William Butler Yeats’s 1919 poem “The Second Coming” is referenced in Episode 6 of “The Vietnam War,” the 18-hour documentary series by Ken Burns and Lynn Novick.
The series narrator mentions that Robert F. Kennedy cited the poem in a 1968 op-ed piece about the overseas war and domestic turmoil. But the voice-over transposes the poem’s third and fourth lines as viewers see Kennedy’s image, intoning “Mere anarchy is loosed upon the world,” then, “Things fall apart; the centre cannot hold,” rather than the opposite order.
“Things fall apart; the centre cannot hold,” was the headline of Kennedy’s 10 February 1968 op-ed in The New York Times. The then-U.S. Senator from New York quoted the same two lines as above, but in the correct order.
Kennedy also quoted the lines in a 4 January 1968 speech at the Commonwealth Club in San Francisco. Watch a short video of the speech featuring this segment starting at 1:35.

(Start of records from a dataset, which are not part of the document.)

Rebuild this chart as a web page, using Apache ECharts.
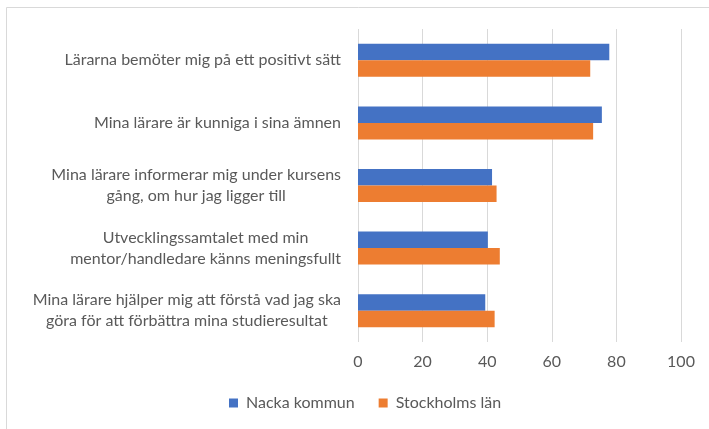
<!DOCTYPE html>
<html>
<head>
<meta charset="utf-8">
<script src="https://cdn.jsdelivr.net/npm/echarts@6/dist/echarts.min.js"></script>
<style>
  html, body { margin: 0; padding: 0; background: #ffffff; }
  #chart { width: 709px; height: 429px; }
</style>
</head>
<body>
<div id="chart"></div>
<script>
// Survey statements (top to bottom)
const categories = [
  'Lärarna bemöter mig på ett positivt sätt',
  'Mina lärare är kunniga i sina ämnen',
  'Mina lärare informerar mig under kursens\ngång, om hur jag ligger till',
  'Utvecklingssamtalet med min\nmentor/handledare känns meningsfullt',
  'Mina lärare hjälper mig att förstå vad jag ska\ngöra för att förbättra mina studieresultat'
];
const nackaValues = [77.8, 75.5, 41.5, 40.2, 39.4];
const stockholmValues = [71.9, 72.8, 42.9, 43.9, 42.3];
const seriesNames = ['Nacka kommun', 'Stockholms län'];
const xTicks = [0, 20, 40, 60, 80, 100];

const FONT = 'Lato';
const TEXT = '#595959';

const chart = echarts.init(document.getElementById('chart'), null, { renderer: 'canvas' });

chart.setOption({
  animation: false,
  backgroundColor: '#ffffff',
  graphic: [{
    type: 'rect',
    shape: { x: 6.5, y: 7.5, width: 720, height: 440 },
    style: { fill: 'none', stroke: '#d9d9d9', lineWidth: 1 },
    silent: true
  }],
  grid: { left: 358, right: 28, top: 29, bottom: 87, containLabel: false },
  legend: {
    data: seriesNames,
    left: 229,
    top: 395,
    padding: 0,
    itemWidth: 9,
    itemHeight: 9,
    itemGap: 24,
    icon: 'rect',
    textStyle: { fontFamily: FONT, fontSize: 16, color: TEXT, padding: [0, 0, 0, 3] }
  },
  xAxis: {
    type: 'value',
    min: xTicks[0],
    max: xTicks[xTicks.length - 1],
    interval: 20,
    axisLine: { show: false },
    axisTick: { show: false },
    splitLine: { show: true, lineStyle: { color: '#d9d9d9', width: 1 } },
    axisLabel: { fontFamily: FONT, fontSize: 16, color: TEXT, margin: 12 }
  },
  yAxis: {
    type: 'category',
    data: categories,
    inverse: true,
    axisLine: { show: false },
    axisTick: { show: false },
    axisLabel: {
      margin: 17,
      formatter: function (v) {
        return v.split('\n').map(function (l) { return '{c|' + l + '}'; }).join('\n');
      },
      rich: {
        c: { align: 'center', fontFamily: FONT, fontSize: 16, color: TEXT, lineHeight: 21 }
      }
    }
  },
  series: [
    {
      name: seriesNames[0],
      type: 'bar',
      data: nackaValues,
      barWidth: 16.5,
      barGap: '0%',
      itemStyle: { color: '#4472c4' }
    },
    {
      name: seriesNames[1],
      type: 'bar',
      data: stockholmValues,
      barWidth: 16.5,
      barGap: '0%',
      itemStyle: { color: '#ed7d31' }
    }
  ]
});
</script>
</body>
</html>
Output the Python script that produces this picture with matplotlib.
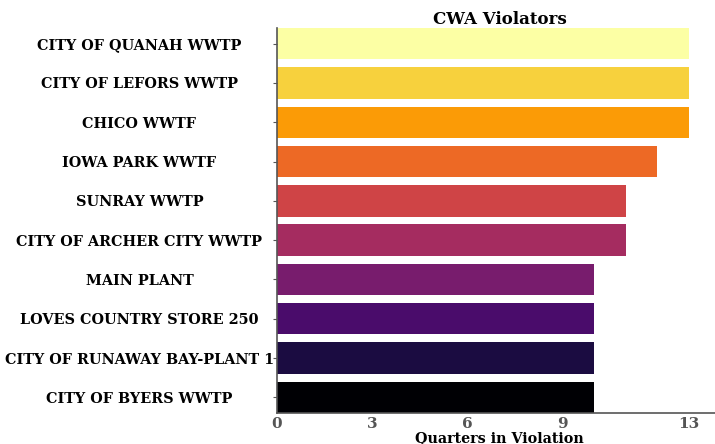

Kennedy was not the first person to cite the poem in relation to the war. In a December 1967 New York Times wire service piece published in numerous U.S. newspapers, journalist James Reston reported “The Second Coming” was one of the favorite poems of Defense Secretary Robert McNamara, a hold-over from the administration of the assassinated President John F. Kennedy. Like the Kennedy brothers, McNamara was the American-born grandson of Irish immigrants.
Yeats’s poem began getting fresh attention in 1965, the centenary of his birth. It surfaced later in 1968 in Joan Didion’s collection of essays, “Slouching Towards Bethlehem,” which takes its title from the final line of the poem.
“ ‘The Second Coming’ ” may well be the most thoroughly pillaged piece of literature in English,” Nick Tabor wrote in a 2015 piece for The Paris Review. He suggested “dozens if not hundreds” of writers and other artists have cribbed Yeats’s lines “in mediums ranging from CD-ROM games to heavy-metal albums to pornography. These references have created a feedback loop, leading ever more writers to draw from the poem for inspiration.”
It’s worth remembering that Yeats wrote the poem at the end of Word War I and the beginning of the Irish War of Independence. The violence and unrest of the 1960s was hardly new to the world.
Robert Kennedy was assassinated in June 1968. The Vietnam War dragged on until 1975.